How to set a number as retry condition in airflow DAG?

35.2k Views Asked by At

In my Airflow DAG i have 4 tasks

task_1 >> [task_2,task_3]>> task_4

task_4 runs only after a successful run of both task_2 and task_3

How do i set a condition such as :

if task_2 fails, retry task_2 after 2 minutes and stop retrying after the 5th attempt

This is my code :

from airflow.models import DAG
from airflow.utils.dates import days_ago
from airflow.operators.python_operator import PythonOperator

args={
    'owner' : 'Anti',
    'start_date':days_ago(1)# 1 means yesterday
}

dag = DAG(dag_id='my_sample_dag',default_args=args,schedule_interval='15 * * * *')

def func1(**context):
    print("ran task 1")

def func2(**context):
    print("ran task 2")

def func3(**context):
    print("ran task 3")

def func4(**context):
    print("ran task 4")

with dag:
    task_1=PythonOperator(
        task_id='task1',
        python_callable=func1,
        provide_context=True,
        
    )
    task_2=PythonOperator(
        task_id='task2',
        python_callable=func2,
        provide_context=True 
    )
    task_3=PythonOperator(
        task_id='task3',
        python_callable=func3,
        provide_context=True 
    )
    task_4=PythonOperator(
        task_id='task4',
        python_callable=func4,
        provide_context=True 
    )

task_1 >> [task_2,task_3]>> task_4 # t2,t3 runs parallel right after t1 has ran

1

There are 1 best solutions below

0
On BEST ANSWER

Every operator supports retry_delay and retries - Airflow documention.

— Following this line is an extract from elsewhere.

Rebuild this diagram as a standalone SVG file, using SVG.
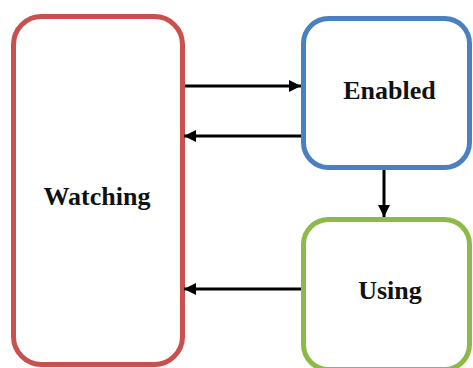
<svg xmlns="http://www.w3.org/2000/svg" width="473" height="368" viewBox="0 0 473 368">
<defs>
<style>
.box{fill:#fff;stroke-width:5}
.lbl{font-family:"Liberation Serif","Times New Roman",serif;font-weight:bold;font-size:26px;fill:#111;text-anchor:middle}
.conn{stroke:#000;stroke-width:3;fill:none;marker-end:url(#ah)}
</style>
<marker id="ah" viewBox="0 0 10 10" refX="10" refY="5" markerUnits="userSpaceOnUse" markerWidth="15" markerHeight="12" orient="auto">
<path d="M0,0 L10,5 L0,10 Z" fill="#000"/>
</marker>
</defs>
<rect width="473" height="368" fill="#fff"/>
<g id="watching">
<rect class="box" x="13.5" y="16.5" width="169" height="348" rx="28" stroke="#c9504f"/>
<text class="lbl" x="97" y="205">Watching</text>
</g>
<g id="enabled">
<rect class="box" x="303.5" y="18.5" width="166" height="149" rx="25" stroke="#4a7fc1"/>
<text class="lbl" x="389.5" y="99">Enabled</text>
</g>
<g id="using">
<rect class="box" x="303.5" y="219.5" width="166" height="150" rx="25" stroke="#8db84a"/>
<text class="lbl" x="390" y="299">Using</text>
</g>
<g id="connectors">
<line class="conn" x1="185" y1="86" x2="301" y2="86"/>
<line class="conn" x1="301" y1="136" x2="184" y2="136"/>
<line class="conn" x1="384" y1="170" x2="384" y2="217"/>
<line class="conn" x1="301" y1="289" x2="184" y2="289"/>
</g>
</svg>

retries (int) – the number of retries that should be performed before failing the task

retry_delay (datetime.timedelta) – delay between retries

If you want to apply this for all of your tasks, you can just edit your args dictionary:

args={
    'owner' : 'Anti',
    'retries': 5,
    'retry_delay': timedelta(minutes=2),
    'start_date':days_ago(1)# 1 means yesterday
}

If you just want to apply it to task_2 you can pass it directly to PythonOperator - in that case the other tasks use the default settings.

One comment on your args, it's not recommended to set a dynamic relative start_date but rather a fixed absolute date.